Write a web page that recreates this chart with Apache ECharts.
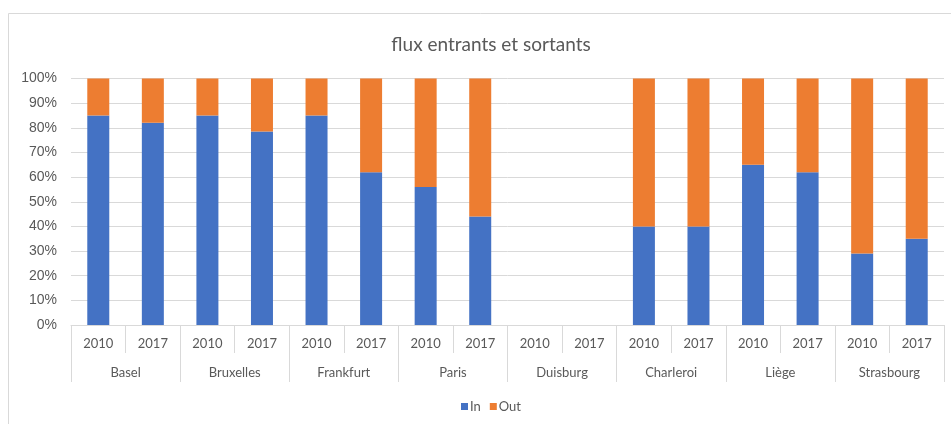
<!DOCTYPE html>
<html>
<head>
<meta charset="utf-8">
<script src="https://cdn.jsdelivr.net/npm/echarts@6/dist/echarts.min.js"></script>
<style>html,body{margin:0;padding:0;background:#fff;}#c{width:951px;height:424px;}</style>
</head>
<body>
<div id="c"></div>
<script>
var years = ['2010','2017','2010','2017','2010','2017','2010','2017','2010','2017','2010','2017','2010','2017','2010','2017'];
var cities = ['Basel','Bruxelles','Frankfurt','Paris','Duisburg','Charleroi','Liège','Strasbourg'];
var inValues = [85, 82, 85, 78.5, 85, 62, 56, 44, null, null, 40, 40, 65, 62, 29, 35];
var outValues = [15, 18, 15, 21.5, 15, 38, 44, 56, null, null, 60, 60, 35, 38, 71, 65];
var yTicks = [0,10,20,30,40,50,60,70,80,90,100];

var FONT = 'Lato';
var TXT = '#595959';
var GRID = '#d9d9d9';
var chart = echarts.init(document.getElementById('c'), null, {renderer:'canvas'});
chart.setOption({
  animation: false,
  backgroundColor: '#fff',
  title: {
    text: 'flux entrants et sortants',
    left: 486, textAlign: 'center', top: 30,
    textStyle: {fontFamily: FONT, fontSize: 19, fontWeight: 'normal', color: TXT}
  },
  legend: {
    left: 456, top: 395,
    icon: 'rect', itemWidth: 7, itemHeight: 7, itemGap: 9,
    textStyle: {fontFamily: FONT, fontSize: 13, color: TXT, padding:[0,0,0,-3]},
    data: ['In','Out']
  },
  grid: {left: 71, right: 7, top: 78.5, bottom: 99, containLabel: false},
  xAxis: [{
    type: 'category', data: years, position: 'bottom',
    axisLine: {show: true, lineStyle: {color: GRID, width: 1}},
    axisTick: {show: true, length: 28, lineStyle: {color: GRID, width: 1}},
    axisLabel: {margin: 12, fontFamily: FONT, fontSize: 13, color: TXT, interval: 0}
  },{
    type: 'category', data: cities, position: 'bottom',
    axisLine: {show: false},
    axisTick: {show: true, length: 57, lineStyle: {color: GRID, width: 1}},
    axisLabel: {margin: 41, fontFamily: FONT, fontSize: 13, color: TXT, interval: 0}
  }],
  yAxis: {
    type: 'value', min: 0, max: 100, interval: 10,
    axisLine: {show: false}, axisTick: {show: false},
    splitLine: {lineStyle: {color: GRID, width: 1}},
    axisLabel: {formatter: function(v){ return yTicks.indexOf(v) >= 0 ? v + '%' : ''; }, margin: 14, fontFamily: 'Liberation Sans', fontSize: 14, color: TXT}
  },
  graphic: [{
    type: 'rect', shape: {x: 8.5, y: 13.5, width: 1000, height: 500},
    style: {fill: 'none', stroke: GRID, lineWidth: 1}, silent: true
  }],
  series: [{
    name: 'In', type: 'bar', stack: 'total', data: inValues, barWidth: 22,
    itemStyle: {color: '#4472C4'}
  },{
    name: 'Out', type: 'bar', stack: 'total', data: outValues, barWidth: 22,
    itemStyle: {color: '#ED7D31'}
  }]
});
</script>
</body>
</html>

========

▶ _Work to be completed_
Starting at the top of the listing above, please restate word for word each line up to and including the one that holds "var yTicks = [0,10,20,30,40,50,60,70,80,90,100];", omitting every image.

▶ _Final answer_
Write a web page that recreates this chart with Apache ECharts.
<!DOCTYPE html>
<html>
<head>
<meta charset="utf-8">
<script src="https://cdn.jsdelivr.net/npm/echarts@6/dist/echarts.min.js"></script>
<style>html,body{margin:0;padding:0;background:#fff;}#c{width:951px;height:424px;}</style>
</head>
<body>
<div id="c"></div>
<script>
var years = ['2010','2017','2010','2017','2010','2017','2010','2017','2010','2017','2010','2017','2010','2017','2010','2017'];
var cities = ['Basel','Bruxelles','Frankfurt','Paris','Duisburg','Charleroi','Liège','Strasbourg'];
var inValues = [85, 82, 85, 78.5, 85, 62, 56, 44, null, null, 40, 40, 65, 62, 29, 35];
var outValues = [15, 18, 15, 21.5, 15, 38, 44, 56, null, null, 60, 60, 35, 38, 71, 65];
var yTicks = [0,10,20,30,40,50,60,70,80,90,100];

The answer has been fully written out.